Probably the most difficult work I’ve ever done was a second version of a piece I first did in 2008 after my assault. The original work (Bloody Faggot, 2008) was painted immediately after that event—it was large, angry, tragic, however its immaturity speaks volumes as a painting. 4 years later I returned to this same self-portrait with a desire to close that chapter for good. I did a small black on black study: focused, subtle, and concise. It was a very personal piece for me and allowed me to move on.

More recently I did a work called It Is the Fear that Keeps us Awake, or another piece called Anxious…I often believe all the clues to demystifying my work are always in the title. I often paint my partner, but I never paint for decorative purposes...I always have to have something to say, even if its not that terribly profound or grandiose, I just want my paintings to operate beyond their material confines. But I like challenges, and I like paintings that are hard for me to do, and for my viewer to recieve.

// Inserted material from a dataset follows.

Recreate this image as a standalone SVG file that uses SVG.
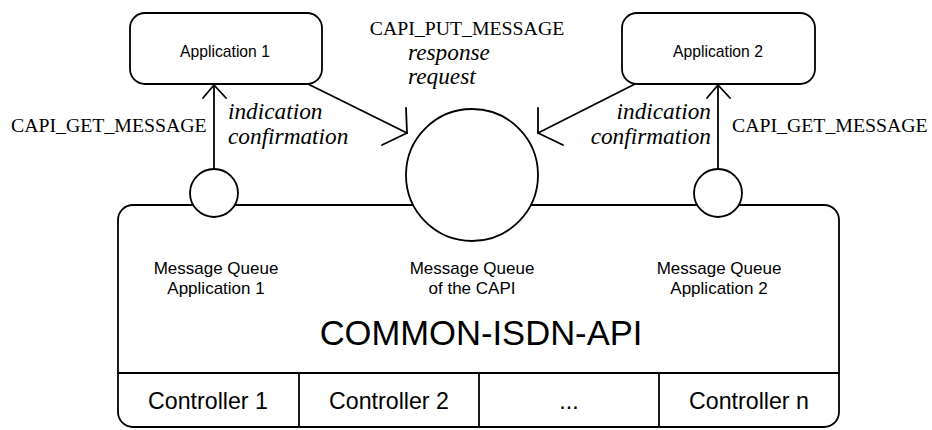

What projects do you have lined up for the future?
I'm now preparing works for 2 solo shows in Canada, including my first-museum show in my hometown and one at the end of 2013 in Cape Town, and I'm looking to step backwards even further. I've got a few tricks up my sleeves and I'm eager to see how and if I can pull them off.

Your Small Heart's Desire is opening May 3, 2013 at the La Petite Mort Gallery in Ottawa Canada. The Acquaintance opens October 9, 2013 at The Art Gallery of Regina, Canada. Also a forthcoming solo exhibition at Christopher Møller Fine Art, Cape Town, South Africa will appear in the beginning of 2014.